OK, does a Tennessee county have secret weather controlling technology that none of the rest of us has gotten yet? If not, how did they intentionally freeze three million starlings?

Also, could you please translate your last paragraph for those of us (and I can’t be the only one, can I?) who didn’t understand it?

racinchiki that’s hilarious! Evil, but hilarious. :smiley: I like that quality in a person. The starlings are swarming everywhere around here. Yesterday, just before sunset there were jillions of em in my front yard making all those creepy cheepy noises. :eek: Then, suddenly, they all took off at one time going south. I think they hang out in the trees along the river bank about a mile south of me.

Course the really cool thing right now is the flocks of geese I see early in the mornings and late afternoons right now. Love seein’ em flying over in “V” formation.

Oooh, swampbear, I hear ya. One of the best parts of fall for me. :slight_smile:

chique, if any of them fly directly over your head, run away–seagull poop is nasty and sticky, and the buggers have very good aim, and yes, I do speak from personal experience.
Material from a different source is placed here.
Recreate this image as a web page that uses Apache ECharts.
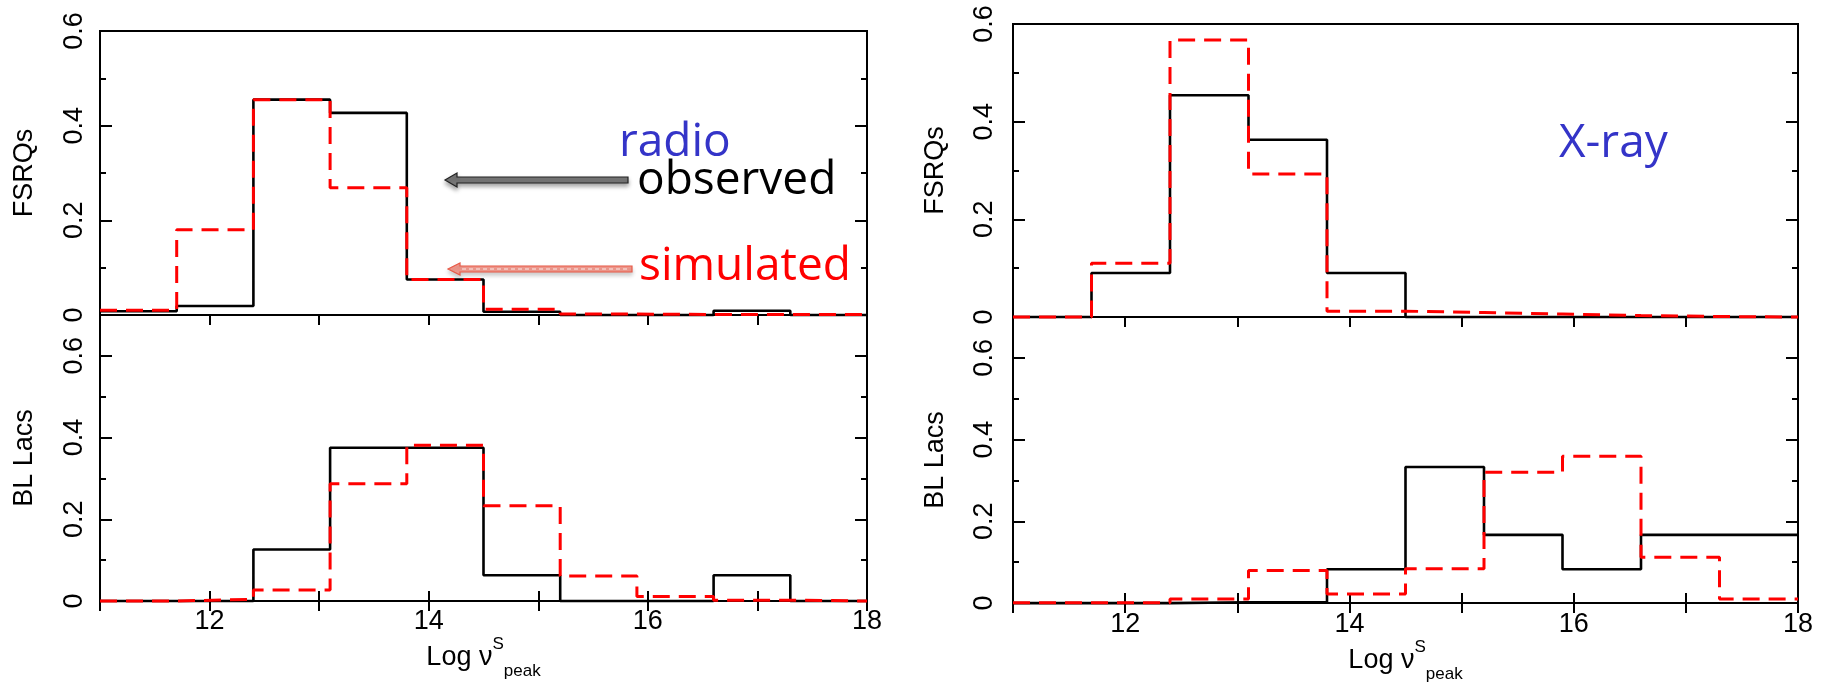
<!DOCTYPE html>
<html><head><meta charset="utf-8">
<script src="https://cdn.jsdelivr.net/npm/echarts@6/dist/echarts.min.js"></script>
<style>html,body{margin:0;padding:0;background:#fff;}#c{width:1823px;height:684px;}</style>
</head><body><div id="c"></div>
<script>
// ---- data ----
const binEdges = [11, 11.7, 12.4, 13.1, 13.8, 14.5, 15.2, 15.9, 16.6, 17.3, 18];
const radioFsrqObserved  = [0.008, 0.019, 0.455, 0.427, 0.075, 0.007, 0, 0, 0.009, 0];
const radioFsrqSimulated = [0.010, 0.180, 0.455, 0.269, 0.075, 0.012, 0.002, 0.001, 0.001, 0.001];
const radioBllObserved   = [0, 0, 0.126, 0.375, 0.375, 0.063, 0, 0, 0.063, 0];
const radioBllSimulated  = [0, 0.004, 0.027, 0.287, 0.381, 0.233, 0.061, 0.011, 0.002, 0];
const xrayFsrqObserved   = [0, 0.090, 0.454, 0.363, 0.090, 0, 0, 0, 0, 0];
const xrayFsrqSimulated  = [0, 0.110, 0.567, 0.293, 0.012, 0.009, 0.006, 0.003, 0.001, 0];
const xrayBllObserved    = [0, 0, 0.002, 0.002, 0.083, 0.333, 0.167, 0.083, 0.167, 0.167];
const xrayBllSimulated   = [0.001, 0.001, 0.010, 0.080, 0.022, 0.084, 0.320, 0.359, 0.112, 0.010];
const xTickLabels = [12, 14, 16, 18];
const yLabelValues = [0, 0.2, 0.4, 0.6];
const yMinorValues = [0.1, 0.3, 0.5];
const panelNames = ['FSRQs', 'BL Lacs', 'FSRQs', 'BL Lacs'];
const panelYMax = [0.6, 0.7, 0.6, 0.7];
const xAxisTitle = '{m|Log ν}{sup|S}{sub|peak}';
const bandLabels = ['radio', 'X-ray'];
const legendLabels = ['observed', 'simulated'];

// ---- layout ----
const FONT = '"Liberation Sans", Arial, sans-serif';
const ANNO_FONT = '"Open Sans", sans-serif';
const panels = [
  {grid:{left:100, top:31, width:767, height:284}, obs:radioFsrqObserved, sim:radioFsrqSimulated, bottom:false, yMargin:12, yNameGap:62},
  {grid:{left:100, top:315, width:767, height:286}, obs:radioBllObserved, sim:radioBllSimulated, bottom:true, yMargin:12, yNameGap:62, xMargin:7, xNameGap:30},
  {grid:{left:1013, top:24, width:785, height:293}, obs:xrayFsrqObserved, sim:xrayFsrqSimulated, bottom:false, yMargin:15, yNameGap:64},
  {grid:{left:1013, top:317, width:785, height:292}, obs:xrayBllObserved, sim:xrayBllSimulated, bottom:true, yMargin:15, yNameGap:64, xMargin:8, xNameGap:32}
];

function stepData(values) {
  const d = values.map((v, k) => [binEdges[k], v]);
  d.push([binEdges[binEdges.length - 1], values[values.length - 1]]);
  return d;
}
const tickStyle = {color:'#000', width:2};
const grids = [], xAxes = [], yAxes = [], series = [];
panels.forEach((p, i) => {
  grids.push(Object.assign({show:true, borderColor:'#000', borderWidth:2, backgroundColor:'transparent'}, p.grid));
  const xBase = {type:'value', gridIndex:i, min:11, max:18, interval:1, splitLine:{show:false}, axisLine:{show:false}};
  xAxes.push(Object.assign({}, xBase, {
    position:'bottom',
    axisTick:{show:p.bottom, inside:true, length:10, lineStyle:tickStyle},
    axisLabel:{show:p.bottom, customValues:xTickLabels, margin:p.xMargin || 8, fontSize:27, color:'#000', fontFamily:FONT},
    name: p.bottom ? xAxisTitle : '',
    nameLocation:'middle', nameGap:p.xNameGap || 30,
    nameTextStyle:{color:'#000', fontFamily:FONT, rich:{
      m:{fontSize:27, fontFamily:FONT, color:'#000', lineHeight:44},
      sup:{fontSize:17, fontFamily:FONT, color:'#000', lineHeight:30, verticalAlign:'top'},
      sub:{fontSize:17, fontFamily:FONT, color:'#000', lineHeight:17, verticalAlign:'bottom'}
    }}
  }));
  xAxes.push(Object.assign({}, xBase, {
    position:'top',
    axisTick:{show:true, inside:true, length:10, lineStyle:tickStyle},
    axisLabel:{show:false}
  }));
  const yBase = {type:'value', gridIndex:i, min:0, max:panelYMax[i], splitLine:{show:false}, axisLine:{show:false}};
  yAxes.push(Object.assign({}, yBase, {
    position:'left',
    axisTick:{show:true, inside:true, length:12, customValues:yLabelValues, lineStyle:tickStyle},
    axisLabel:{show:true, customValues:yLabelValues, rotate:90, margin:p.yMargin, fontSize:27, color:'#000', fontFamily:FONT,
      formatter:v => v === 0 ? '0' : v.toFixed(1)},
    name:panelNames[i], nameLocation:'middle', nameRotate:90, nameGap:p.yNameGap,
    nameTextStyle:{fontSize:27, color:'#000', fontFamily:FONT}
  }));
  yAxes.push(Object.assign({}, yBase, {position:'left', axisTick:{show:true, inside:true, length:6, customValues:yMinorValues, lineStyle:tickStyle}, axisLabel:{show:false}}));
  yAxes.push(Object.assign({}, yBase, {position:'right', axisTick:{show:true, inside:true, length:12, customValues:yLabelValues, lineStyle:tickStyle}, axisLabel:{show:false}}));
  yAxes.push(Object.assign({}, yBase, {position:'right', axisTick:{show:true, inside:true, length:6, customValues:yMinorValues, lineStyle:tickStyle}, axisLabel:{show:false}}));
  series.push({type:'line', name:legendLabels[0], xAxisIndex:2*i, yAxisIndex:4*i, data:stepData(p.obs), step:'end',
    symbol:'none', clip:false, z:3, lineStyle:{color:'#000', width:2.6}});
  series.push({type:'line', name:legendLabels[1], xAxisIndex:2*i, yAxisIndex:4*i, data:stepData(p.sim), step:'end',
    symbol:'none', clip:false, z:4, lineStyle:{color:'#ff0000', width:3, type:[17, 9]}});
});

const graphic = [
  {type:'text', x:619, y:143, style:{text:bandLabels[0], fill:'#3434c8', font:'46px ' + ANNO_FONT, verticalAlign:'middle'}, z:10},
  {type:'text', x:1559, y:144, style:{text:bandLabels[1], fill:'#3434c8', font:'46px ' + ANNO_FONT, verticalAlign:'middle'}, z:10},
  {type:'text', x:637, y:181, style:{text:legendLabels[0], fill:'#000', font:'46px ' + ANNO_FONT, verticalAlign:'middle'}, z:10},
  {type:'text', x:639, y:267, style:{text:legendLabels[1], fill:'#ff0000', font:'46px ' + ANNO_FONT, verticalAlign:'middle'}, z:10},
  {type:'polygon', shape:{points:[[445,180],[457,173],[457,177],[628,177],[628,183],[457,183],[457,187]]},
    style:{fill:'#7a7a7a', stroke:'#222', lineWidth:1.2, shadowBlur:4, shadowOffsetY:3, shadowColor:'rgba(0,0,0,0.35)'}, z:10},
  {type:'polygon', shape:{points:[[448,269],[460,263],[460,266],[632,266],[632,272],[460,272],[460,275]]},
    style:{fill:'#f39a8e', stroke:'#e85a48', lineWidth:1.2, shadowBlur:4, shadowOffsetY:3, shadowColor:'rgba(0,0,0,0.2)'}, z:10},
  {type:'line', shape:{x1:462, y1:269, x2:630, y2:269}, style:{stroke:'rgba(255,255,255,0.55)', lineWidth:1.5, lineDash:[4,3]}, z:11}
];

const chart = echarts.init(document.getElementById('c'), null, {renderer:'canvas'});
chart.setOption({animation:false, backgroundColor:'#fff', grid:grids, xAxis:xAxes, yAxis:yAxes, series:series, graphic:graphic});
</script></body></html>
Is anybody else thinking "Mine! Mine! Mine! Mine! Mine!??? :smiley:

Picture this: Driving down Beretania Street in Honolulu, window down, arm on door, dressed up for work and on my way to it. You’d think the stupid bird could hit my windshield, don’t you? But, no…it shit on my arm. :mad:

First, DO NOT throw anything at them. If you throw it, it must be food, and the flock will grow.

You need:
1 Bottle Rocket
1 bottle.

Take the bottle rocket, place it stick first in the bottle. Walk a little ways away from the flock. Light the rocket. Aim carefully, give it some arc, and aim for the cener of the flock.

If you’ve aimed correctly, the rocket would have landed in the middle of them. When it explodes, they will decide it is not worth their time to hang out in an artillery range, and move on to plague some other poor soul.